En un trabajo sobre la obra del filósofo del lenguaje Ludwig Wittgenstein la especialista en epistemología de las ciencias sociales Silvia Rivera plantea que si no existen criterios de verdad (los de la ciencia moderna impugnada en su pretensión de objetividad) situados fuera de todo lenguaje y de toda cultura, entonces sólo quedaría por concluir que “a cada clan su verdad” en función de la reglas discursivas propias. Podríamos, entonces, tomar las palabras de la investigadora y repensar la cuestión. El “relativismo liberal” dice, “en modo alguno es neutral, en tanto implica juicios de valor que legitiman un orden económico y una estructura de poder de desigualdad social efectiva, bajo la declamación de una supuesta igualdad potencial o formal (...) Considero que, por el contrario, una forma eficaz de “salir” del relativismo en su versión devaluada es precisamente profundizarlo, es decir, indagando en las características propias de cada juego sin recurrir a metalenguaje alguno”.
La frazada retórica de la objetividad -que puede actuar como una imposición de sentido como cualquier otra, solo que con una subjetividad disimulada- termina colocando todos al mismo nivel. El efecto final puede resultar en la igualación de las posturas. Aunque nos seduzca por contraste con las operaciones explícitas y sensacionalistas de las que fuimos testigos, termina homogeneizando cada matiz, como si todo fuera verdadero, y cada aporte, valioso.

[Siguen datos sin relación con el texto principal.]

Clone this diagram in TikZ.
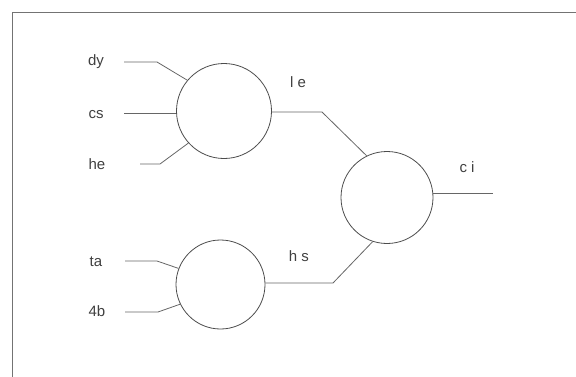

“Ante la muerte de Nimsan, la sociedad sabe que las interpretaciones son interesadas. Cuando el interés es autoevidente puede resultar más eficaz una acción reflexiva sobre las consecuencias paradojales de la lucha de interpretaciones que una simple lucha de interpretaciones”, escribía el antropólogo Alejandro Grimson en 2015. Lo más probable es, entonces, que cada uno siga mirando el documental, y el mismo caso, desde su ya conocida zona de confort, a través de su propio lugar de la grieta. Y, quizá, más probable aún sea que la figura de Nisman siga siendo usada como símbolo político, más allá de los hechos, y de la interpretación.